Rows from a dataset of charts and code
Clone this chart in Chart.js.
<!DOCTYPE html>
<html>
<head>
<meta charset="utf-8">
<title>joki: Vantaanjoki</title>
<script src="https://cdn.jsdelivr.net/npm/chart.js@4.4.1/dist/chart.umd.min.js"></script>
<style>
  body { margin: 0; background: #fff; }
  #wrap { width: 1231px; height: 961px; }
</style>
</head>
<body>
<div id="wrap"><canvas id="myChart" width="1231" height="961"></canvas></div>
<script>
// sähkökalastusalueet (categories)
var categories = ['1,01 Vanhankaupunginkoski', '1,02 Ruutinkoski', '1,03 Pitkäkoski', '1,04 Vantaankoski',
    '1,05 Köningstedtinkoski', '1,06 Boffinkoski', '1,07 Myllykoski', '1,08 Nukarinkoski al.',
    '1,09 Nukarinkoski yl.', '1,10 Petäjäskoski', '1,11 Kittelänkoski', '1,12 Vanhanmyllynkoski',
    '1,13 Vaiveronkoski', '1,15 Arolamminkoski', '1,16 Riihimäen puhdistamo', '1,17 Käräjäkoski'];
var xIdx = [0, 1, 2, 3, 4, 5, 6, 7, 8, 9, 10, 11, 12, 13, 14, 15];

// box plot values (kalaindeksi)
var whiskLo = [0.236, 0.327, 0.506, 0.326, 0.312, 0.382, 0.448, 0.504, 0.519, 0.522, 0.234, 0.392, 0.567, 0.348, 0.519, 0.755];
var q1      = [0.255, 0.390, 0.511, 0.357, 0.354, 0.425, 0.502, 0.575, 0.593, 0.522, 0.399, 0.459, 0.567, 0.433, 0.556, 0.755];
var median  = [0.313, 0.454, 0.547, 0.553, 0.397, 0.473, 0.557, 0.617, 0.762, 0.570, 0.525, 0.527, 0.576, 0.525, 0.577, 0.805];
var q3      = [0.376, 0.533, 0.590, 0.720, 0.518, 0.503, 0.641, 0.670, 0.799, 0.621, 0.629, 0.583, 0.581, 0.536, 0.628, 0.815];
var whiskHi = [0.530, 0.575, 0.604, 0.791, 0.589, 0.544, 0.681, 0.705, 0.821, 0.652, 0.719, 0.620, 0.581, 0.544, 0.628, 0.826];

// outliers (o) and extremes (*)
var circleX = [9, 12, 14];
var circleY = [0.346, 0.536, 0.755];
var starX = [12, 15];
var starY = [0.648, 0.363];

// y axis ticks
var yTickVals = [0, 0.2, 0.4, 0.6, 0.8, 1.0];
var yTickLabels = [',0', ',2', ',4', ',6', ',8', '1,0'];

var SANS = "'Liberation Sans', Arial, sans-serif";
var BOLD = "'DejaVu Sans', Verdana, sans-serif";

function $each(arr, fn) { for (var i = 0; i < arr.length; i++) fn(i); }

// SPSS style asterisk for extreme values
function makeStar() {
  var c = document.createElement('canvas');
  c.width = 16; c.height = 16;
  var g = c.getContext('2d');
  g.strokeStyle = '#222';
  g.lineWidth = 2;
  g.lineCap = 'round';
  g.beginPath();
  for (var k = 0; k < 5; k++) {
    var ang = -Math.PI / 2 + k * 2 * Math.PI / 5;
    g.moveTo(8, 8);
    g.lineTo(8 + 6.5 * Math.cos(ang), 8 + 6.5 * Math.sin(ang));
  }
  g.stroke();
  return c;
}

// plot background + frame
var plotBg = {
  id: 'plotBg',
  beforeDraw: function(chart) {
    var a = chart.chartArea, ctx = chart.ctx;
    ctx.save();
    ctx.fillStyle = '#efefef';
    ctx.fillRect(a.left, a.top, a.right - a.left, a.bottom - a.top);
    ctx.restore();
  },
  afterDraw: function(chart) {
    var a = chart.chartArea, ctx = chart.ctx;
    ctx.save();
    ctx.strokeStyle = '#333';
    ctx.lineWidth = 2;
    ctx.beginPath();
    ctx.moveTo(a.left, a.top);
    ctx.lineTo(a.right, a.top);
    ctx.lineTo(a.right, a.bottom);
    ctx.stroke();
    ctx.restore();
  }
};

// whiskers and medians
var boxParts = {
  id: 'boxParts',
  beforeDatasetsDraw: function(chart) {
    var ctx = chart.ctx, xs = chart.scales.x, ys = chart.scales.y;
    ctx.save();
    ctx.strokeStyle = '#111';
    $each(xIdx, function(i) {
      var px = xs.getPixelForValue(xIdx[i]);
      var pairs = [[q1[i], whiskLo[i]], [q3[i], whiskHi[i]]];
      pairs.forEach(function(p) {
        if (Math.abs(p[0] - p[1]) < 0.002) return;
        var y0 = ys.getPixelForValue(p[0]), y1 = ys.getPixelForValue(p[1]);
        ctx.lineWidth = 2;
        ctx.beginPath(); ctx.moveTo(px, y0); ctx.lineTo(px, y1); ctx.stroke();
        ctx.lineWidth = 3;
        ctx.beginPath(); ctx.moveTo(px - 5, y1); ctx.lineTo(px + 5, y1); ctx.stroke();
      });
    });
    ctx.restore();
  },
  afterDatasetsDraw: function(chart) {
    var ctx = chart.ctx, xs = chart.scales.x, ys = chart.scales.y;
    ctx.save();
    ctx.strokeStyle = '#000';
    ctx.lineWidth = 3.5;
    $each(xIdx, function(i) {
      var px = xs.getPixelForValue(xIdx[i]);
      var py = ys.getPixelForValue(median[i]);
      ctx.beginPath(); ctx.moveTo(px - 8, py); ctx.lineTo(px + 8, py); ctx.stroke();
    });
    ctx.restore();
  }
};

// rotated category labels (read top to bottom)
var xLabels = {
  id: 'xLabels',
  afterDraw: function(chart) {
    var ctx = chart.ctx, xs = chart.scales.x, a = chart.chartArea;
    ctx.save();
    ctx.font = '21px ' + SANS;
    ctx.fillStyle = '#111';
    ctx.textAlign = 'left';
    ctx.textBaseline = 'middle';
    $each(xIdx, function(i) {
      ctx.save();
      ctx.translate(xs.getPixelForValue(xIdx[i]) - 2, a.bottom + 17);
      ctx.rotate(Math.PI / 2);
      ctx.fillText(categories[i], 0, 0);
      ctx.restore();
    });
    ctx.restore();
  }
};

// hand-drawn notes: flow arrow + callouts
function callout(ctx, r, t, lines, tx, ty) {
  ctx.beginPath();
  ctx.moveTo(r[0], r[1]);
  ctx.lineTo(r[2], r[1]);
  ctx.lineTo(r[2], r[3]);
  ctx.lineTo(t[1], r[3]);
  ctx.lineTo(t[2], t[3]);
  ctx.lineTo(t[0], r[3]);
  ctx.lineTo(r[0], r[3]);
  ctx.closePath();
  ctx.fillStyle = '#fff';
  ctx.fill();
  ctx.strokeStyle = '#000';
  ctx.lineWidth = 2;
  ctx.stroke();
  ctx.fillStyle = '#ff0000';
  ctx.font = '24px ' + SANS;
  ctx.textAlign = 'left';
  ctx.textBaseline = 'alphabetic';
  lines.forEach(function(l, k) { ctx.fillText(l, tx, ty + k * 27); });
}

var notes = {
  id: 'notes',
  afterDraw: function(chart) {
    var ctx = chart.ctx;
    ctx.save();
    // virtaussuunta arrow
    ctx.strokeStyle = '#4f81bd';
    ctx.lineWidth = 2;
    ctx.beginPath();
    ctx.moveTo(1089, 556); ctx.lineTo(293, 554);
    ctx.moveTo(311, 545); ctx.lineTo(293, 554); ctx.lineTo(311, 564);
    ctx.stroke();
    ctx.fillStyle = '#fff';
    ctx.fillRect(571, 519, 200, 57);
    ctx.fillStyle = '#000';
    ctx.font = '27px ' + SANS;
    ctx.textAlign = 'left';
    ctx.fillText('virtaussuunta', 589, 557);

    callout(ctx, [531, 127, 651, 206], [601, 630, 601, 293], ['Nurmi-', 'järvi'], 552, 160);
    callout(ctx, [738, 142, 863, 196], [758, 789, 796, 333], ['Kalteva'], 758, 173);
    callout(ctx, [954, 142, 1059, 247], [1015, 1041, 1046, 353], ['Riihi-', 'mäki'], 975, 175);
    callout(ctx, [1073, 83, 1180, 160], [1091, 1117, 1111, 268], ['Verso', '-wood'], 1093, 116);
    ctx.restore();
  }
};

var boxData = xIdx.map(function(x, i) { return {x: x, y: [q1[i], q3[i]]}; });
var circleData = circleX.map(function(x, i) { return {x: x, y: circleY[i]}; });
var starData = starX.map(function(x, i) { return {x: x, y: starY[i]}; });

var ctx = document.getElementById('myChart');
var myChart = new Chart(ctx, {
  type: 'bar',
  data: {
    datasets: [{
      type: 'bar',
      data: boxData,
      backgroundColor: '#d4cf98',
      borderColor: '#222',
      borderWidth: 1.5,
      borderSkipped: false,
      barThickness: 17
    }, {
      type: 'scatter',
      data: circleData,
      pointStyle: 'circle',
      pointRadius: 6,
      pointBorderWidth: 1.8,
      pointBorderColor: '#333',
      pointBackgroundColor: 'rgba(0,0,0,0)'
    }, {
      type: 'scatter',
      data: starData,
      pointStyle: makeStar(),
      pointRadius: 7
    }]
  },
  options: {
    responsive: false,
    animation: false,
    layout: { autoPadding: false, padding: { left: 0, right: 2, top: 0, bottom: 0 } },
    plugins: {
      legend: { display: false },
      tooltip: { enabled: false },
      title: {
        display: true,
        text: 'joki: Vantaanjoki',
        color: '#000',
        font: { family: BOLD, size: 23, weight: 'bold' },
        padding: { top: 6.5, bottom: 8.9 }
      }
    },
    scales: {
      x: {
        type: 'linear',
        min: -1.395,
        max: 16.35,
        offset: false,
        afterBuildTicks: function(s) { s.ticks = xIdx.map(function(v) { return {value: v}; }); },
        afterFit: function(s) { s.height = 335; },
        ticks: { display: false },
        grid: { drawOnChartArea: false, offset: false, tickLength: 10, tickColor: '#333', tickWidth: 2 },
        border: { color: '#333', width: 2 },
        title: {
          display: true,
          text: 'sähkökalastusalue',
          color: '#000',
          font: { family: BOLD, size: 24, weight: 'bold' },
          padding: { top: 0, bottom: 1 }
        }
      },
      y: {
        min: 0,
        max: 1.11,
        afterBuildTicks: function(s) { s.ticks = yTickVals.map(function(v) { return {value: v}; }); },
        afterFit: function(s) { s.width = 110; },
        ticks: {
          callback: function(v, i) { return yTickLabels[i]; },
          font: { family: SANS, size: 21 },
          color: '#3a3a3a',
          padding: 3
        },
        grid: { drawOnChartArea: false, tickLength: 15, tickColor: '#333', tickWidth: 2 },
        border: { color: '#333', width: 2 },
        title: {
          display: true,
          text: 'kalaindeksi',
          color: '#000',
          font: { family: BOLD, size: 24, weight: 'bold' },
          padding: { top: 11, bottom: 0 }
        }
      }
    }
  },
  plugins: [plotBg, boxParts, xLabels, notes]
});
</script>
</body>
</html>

==

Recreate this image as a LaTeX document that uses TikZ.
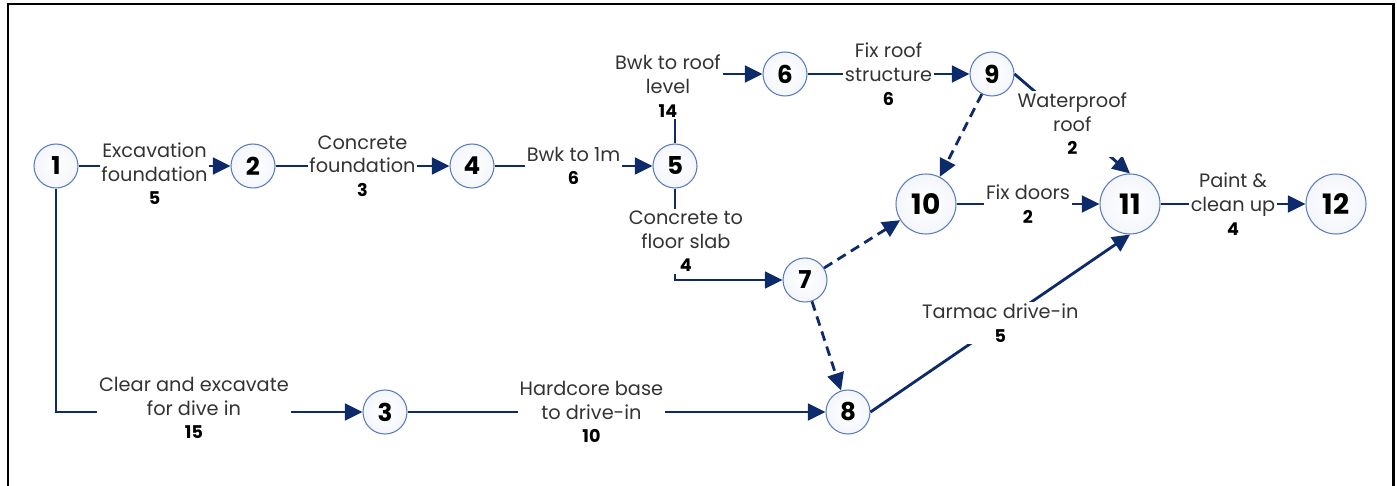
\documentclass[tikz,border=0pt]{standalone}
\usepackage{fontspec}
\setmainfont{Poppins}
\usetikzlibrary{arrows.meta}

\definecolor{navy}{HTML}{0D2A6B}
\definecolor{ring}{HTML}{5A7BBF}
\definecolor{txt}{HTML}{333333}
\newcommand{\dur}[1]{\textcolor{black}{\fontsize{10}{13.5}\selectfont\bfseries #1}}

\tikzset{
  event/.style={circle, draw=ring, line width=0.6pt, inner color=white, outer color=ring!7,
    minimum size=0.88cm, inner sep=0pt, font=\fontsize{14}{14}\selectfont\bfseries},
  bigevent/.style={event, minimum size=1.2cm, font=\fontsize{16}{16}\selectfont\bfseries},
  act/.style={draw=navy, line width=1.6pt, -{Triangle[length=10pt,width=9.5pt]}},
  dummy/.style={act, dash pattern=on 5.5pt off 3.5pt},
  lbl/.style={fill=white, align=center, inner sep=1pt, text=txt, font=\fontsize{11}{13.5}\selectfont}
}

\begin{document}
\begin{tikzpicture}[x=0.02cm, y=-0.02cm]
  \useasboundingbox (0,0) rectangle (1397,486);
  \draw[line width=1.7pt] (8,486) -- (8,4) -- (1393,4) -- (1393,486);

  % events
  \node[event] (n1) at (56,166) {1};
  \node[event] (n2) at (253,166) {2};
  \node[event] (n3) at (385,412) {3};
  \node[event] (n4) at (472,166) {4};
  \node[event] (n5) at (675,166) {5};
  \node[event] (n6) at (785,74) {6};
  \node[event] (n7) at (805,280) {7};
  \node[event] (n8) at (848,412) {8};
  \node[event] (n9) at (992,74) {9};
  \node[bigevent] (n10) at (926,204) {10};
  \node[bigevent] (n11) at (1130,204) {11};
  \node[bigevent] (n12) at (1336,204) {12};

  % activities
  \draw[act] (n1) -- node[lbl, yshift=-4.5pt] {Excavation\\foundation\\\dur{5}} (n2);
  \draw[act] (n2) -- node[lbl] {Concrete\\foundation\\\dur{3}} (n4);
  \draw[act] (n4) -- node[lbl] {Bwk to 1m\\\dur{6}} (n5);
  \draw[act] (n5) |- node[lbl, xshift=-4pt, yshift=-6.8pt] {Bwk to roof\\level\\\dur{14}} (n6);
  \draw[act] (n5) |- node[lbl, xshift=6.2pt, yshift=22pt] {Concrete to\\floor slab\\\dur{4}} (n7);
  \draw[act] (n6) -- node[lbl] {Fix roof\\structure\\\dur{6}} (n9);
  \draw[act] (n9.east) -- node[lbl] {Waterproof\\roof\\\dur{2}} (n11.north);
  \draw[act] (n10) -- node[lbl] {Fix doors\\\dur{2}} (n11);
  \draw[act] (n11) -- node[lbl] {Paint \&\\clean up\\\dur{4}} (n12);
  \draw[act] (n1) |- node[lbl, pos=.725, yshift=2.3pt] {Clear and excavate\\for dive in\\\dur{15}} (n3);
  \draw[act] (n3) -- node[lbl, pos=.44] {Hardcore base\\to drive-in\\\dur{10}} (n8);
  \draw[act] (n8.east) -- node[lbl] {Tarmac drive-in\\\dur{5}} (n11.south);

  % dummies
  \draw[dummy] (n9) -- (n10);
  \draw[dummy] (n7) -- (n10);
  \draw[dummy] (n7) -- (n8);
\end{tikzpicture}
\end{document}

**What you need to do**
Using the listing above, pull out all lines that hold the word "this".

**Finished exercise**
Clone this chart in Chart.js.
Recreate this image as a LaTeX document that uses TikZ.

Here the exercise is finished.